The range of readiness in a mixed classroom is the central challenge of differentiation, and it is genuinely hard. Structures that help: tiered tasks (all students address the same concept through appropriate entry points), anchor activities (meaningful tasks advanced students can do independently while you work with a small group), and independent projects (student-chosen, teacher-monitored inquiry that runs parallel to whole-class instruction). The key insight is that you can't solve this by planning two different lessons — you have to design a single lesson structure that works for the full range. Universal Design for Learning helps: the same lesson designed with multiple entry points, multiple representations, and flexible products serves both ends of the range better than a lesson optimized for the middle.

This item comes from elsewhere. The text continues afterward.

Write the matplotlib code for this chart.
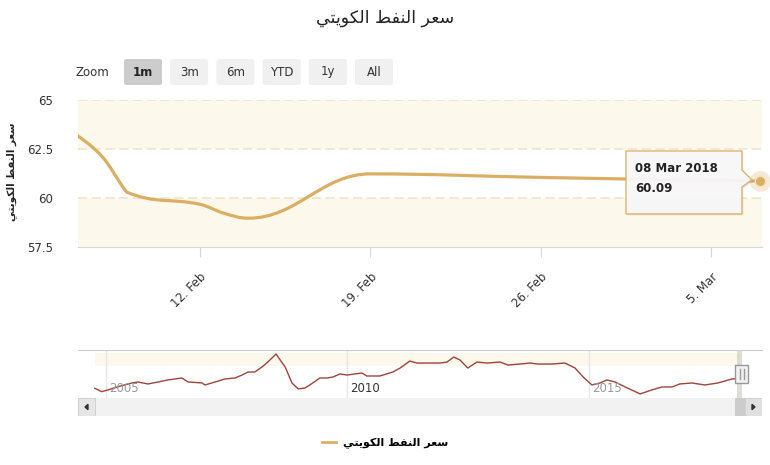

How do I identify gifted students who don't look like the traditional gifted student?
Traditional gifted identification over-represents students from majority cultural backgrounds and economically advantaged families, and under-represents students from historically marginalized groups. Students who are gifted but also have learning disabilities (twice-exceptional students), students whose gifts are expressed in non-academic domains, students whose families don't advocate for gifted services, and students whose cultural background doesn't map onto traditional test performance are all at risk of being missed. Expanded identification: performance-based tasks that reveal reasoning capacity without depending on language or cultural knowledge, teacher nominations based on observed thinking quality rather than test performance, and family referrals that take seriously non-academic demonstrations of giftedness. The question isn't 'does this student score high enough?' but 'is this student working significantly below their capacity in our current setting?'
What do I do when gifted students are dismissive of their peers or the curriculum?
Dismissiveness in gifted students is usually either a defense mechanism (I'll reject before I risk being bored or wrong) or an accurate perception that they're not being challenged. The instructional response to the second is straightforward: challenge them appropriately. The first requires a relationship-level response alongside the instructional one. Gifted students who are dismissive of peers often haven't had the experience of being around intellectual equals; structured conversations with other advanced learners can shift this. Dismissiveness of the curriculum is more appropriate than many teachers admit — a student who has mastered the content has an accurate perception that the lesson isn't for them. Rather than correcting the perception, correct the instruction. And model intellectual humility yourself: a teacher who is genuinely uncertain, who finds things genuinely interesting, who is still learning — this is the most powerful counter-example to dismissiveness a classroom can provide.